I would like to hear from anyone who has accepted a similar offer - preferably in the construction industry, but I will also appreciate general comments on cost-of-living. Will I COMFORTABLY make it with a family of 4 (Wife, 1 infant and 1 x 7 year old)?


----------



## Ogri750 (Feb 14, 2008)

All depending on the housing allowance, but sounds like a great package.

The company wouldn't be Alec by any chance?


----------



## stevieboy1980 (Sep 9, 2008)

sounds a good offer to me and you can easily manage on that and i mean easily...

what position is it for.

PM me and i can run through cost of living with you...


----------



## NATS (Sep 17, 2008)

No Education allowance for the 7 yr old?

30K also sounds good to me but also as Ogri mentions depends on housing allowance as rentals are very expensive!

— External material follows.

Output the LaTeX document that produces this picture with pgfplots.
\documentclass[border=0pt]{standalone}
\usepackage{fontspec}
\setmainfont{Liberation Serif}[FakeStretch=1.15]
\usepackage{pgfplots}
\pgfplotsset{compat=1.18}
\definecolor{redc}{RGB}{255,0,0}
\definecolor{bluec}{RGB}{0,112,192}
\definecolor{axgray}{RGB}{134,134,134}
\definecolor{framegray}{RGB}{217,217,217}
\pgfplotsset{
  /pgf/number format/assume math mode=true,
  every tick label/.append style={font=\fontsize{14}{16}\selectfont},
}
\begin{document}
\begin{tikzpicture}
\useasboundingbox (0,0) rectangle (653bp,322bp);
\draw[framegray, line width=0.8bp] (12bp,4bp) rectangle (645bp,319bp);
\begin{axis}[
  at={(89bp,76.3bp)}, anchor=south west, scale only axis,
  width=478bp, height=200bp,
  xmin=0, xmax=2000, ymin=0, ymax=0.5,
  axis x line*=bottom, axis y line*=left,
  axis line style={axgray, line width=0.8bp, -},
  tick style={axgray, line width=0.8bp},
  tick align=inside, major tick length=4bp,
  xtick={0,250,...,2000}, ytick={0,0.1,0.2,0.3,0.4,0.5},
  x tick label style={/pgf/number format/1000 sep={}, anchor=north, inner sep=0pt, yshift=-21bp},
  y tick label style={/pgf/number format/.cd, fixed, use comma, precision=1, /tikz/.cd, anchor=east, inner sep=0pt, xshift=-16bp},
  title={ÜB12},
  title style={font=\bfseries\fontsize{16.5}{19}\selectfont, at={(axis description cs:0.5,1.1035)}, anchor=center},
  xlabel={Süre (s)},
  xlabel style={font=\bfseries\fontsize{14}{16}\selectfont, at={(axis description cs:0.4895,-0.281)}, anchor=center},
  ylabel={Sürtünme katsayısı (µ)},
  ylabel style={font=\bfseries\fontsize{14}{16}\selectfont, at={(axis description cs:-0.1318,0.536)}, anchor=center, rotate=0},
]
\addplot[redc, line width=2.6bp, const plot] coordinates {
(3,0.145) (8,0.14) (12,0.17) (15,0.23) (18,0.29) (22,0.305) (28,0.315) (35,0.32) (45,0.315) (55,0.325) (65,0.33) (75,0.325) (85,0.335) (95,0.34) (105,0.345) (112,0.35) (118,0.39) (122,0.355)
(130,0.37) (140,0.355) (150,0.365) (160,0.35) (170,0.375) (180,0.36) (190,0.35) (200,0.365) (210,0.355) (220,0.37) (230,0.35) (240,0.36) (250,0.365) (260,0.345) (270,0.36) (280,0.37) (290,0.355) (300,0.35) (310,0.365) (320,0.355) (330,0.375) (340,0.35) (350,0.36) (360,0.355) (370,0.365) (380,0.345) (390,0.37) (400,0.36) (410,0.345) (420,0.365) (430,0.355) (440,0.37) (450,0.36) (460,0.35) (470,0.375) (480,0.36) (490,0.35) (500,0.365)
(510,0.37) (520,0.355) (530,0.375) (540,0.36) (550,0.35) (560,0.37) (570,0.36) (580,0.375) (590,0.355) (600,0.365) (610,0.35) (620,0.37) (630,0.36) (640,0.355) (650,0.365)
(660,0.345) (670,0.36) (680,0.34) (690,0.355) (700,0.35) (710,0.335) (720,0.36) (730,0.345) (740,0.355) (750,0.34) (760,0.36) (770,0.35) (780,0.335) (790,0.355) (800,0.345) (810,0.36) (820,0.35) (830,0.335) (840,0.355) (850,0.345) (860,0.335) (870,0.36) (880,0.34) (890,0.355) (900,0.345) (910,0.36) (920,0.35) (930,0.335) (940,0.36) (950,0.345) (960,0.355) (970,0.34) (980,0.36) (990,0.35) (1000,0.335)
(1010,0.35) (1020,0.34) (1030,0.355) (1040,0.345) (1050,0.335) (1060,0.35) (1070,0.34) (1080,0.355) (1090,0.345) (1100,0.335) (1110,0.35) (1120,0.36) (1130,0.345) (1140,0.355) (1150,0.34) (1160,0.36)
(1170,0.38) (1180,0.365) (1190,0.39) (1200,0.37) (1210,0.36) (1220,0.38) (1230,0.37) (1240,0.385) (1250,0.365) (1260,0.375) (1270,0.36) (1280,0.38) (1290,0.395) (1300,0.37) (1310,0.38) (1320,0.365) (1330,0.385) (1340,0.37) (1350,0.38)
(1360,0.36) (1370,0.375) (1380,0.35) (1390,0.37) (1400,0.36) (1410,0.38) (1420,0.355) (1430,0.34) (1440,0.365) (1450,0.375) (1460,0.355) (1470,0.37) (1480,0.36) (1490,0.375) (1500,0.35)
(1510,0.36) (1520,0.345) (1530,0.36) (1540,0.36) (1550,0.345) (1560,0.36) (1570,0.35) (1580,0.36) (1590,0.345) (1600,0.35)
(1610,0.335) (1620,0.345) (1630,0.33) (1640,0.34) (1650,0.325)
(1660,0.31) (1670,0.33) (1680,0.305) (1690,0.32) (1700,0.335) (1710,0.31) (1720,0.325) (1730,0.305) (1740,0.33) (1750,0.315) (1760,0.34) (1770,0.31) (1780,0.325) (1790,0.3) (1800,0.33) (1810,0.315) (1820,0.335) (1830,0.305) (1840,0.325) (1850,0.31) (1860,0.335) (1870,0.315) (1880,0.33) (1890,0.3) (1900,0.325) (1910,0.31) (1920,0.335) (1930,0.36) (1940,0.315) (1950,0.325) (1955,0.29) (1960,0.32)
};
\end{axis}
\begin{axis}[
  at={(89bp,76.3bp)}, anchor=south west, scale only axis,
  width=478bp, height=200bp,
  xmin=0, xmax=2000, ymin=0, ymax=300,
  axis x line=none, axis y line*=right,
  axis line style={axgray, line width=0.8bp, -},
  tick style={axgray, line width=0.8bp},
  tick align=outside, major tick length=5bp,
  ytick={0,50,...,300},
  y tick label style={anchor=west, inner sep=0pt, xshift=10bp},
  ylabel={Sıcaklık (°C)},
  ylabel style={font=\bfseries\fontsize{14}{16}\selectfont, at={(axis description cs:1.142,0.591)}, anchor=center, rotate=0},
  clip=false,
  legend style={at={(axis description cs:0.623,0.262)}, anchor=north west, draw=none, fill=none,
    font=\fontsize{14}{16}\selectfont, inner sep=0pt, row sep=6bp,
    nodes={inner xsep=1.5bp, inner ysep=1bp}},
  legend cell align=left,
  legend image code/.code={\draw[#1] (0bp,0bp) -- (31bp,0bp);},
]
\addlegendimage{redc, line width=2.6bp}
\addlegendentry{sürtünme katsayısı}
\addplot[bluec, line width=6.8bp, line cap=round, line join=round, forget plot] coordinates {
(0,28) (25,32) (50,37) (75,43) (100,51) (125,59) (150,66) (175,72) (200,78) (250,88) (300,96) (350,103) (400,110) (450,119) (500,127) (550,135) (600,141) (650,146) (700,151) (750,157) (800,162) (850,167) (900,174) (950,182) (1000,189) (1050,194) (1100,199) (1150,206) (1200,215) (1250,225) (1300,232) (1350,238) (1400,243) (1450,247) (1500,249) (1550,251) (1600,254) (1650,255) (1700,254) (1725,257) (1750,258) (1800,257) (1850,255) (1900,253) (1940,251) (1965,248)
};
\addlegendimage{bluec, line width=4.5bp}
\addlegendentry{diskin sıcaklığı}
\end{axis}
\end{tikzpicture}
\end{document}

Alec seems to be getting many ppl over. Know a colleague of mine too whose hubby is coming up to work at Alec.


----------



## stevieboy1980 (Sep 9, 2008)

I also work for ALEC


----------



## WildWill (Oct 11, 2008)

Ogri750 said:


> All depending on the housing allowance, but sounds like a great package.
> 
> The company wouldn't be Alec by any chance?


Hi Ogri - nope not Alec. Not sure I should mention at this point, dont have the offer signed and sealed yet.


----------



## WildWill (Oct 11, 2008)

stevieboy1980 said:


> sounds a good offer to me and you can easily manage on that and i mean easily...
> 
> what position is it for.
> 
> PM me and i can run through cost of living with you...


Hi Stevieboy - will do, as soon as I have full insights into the monetary values of the stated benefits.


----------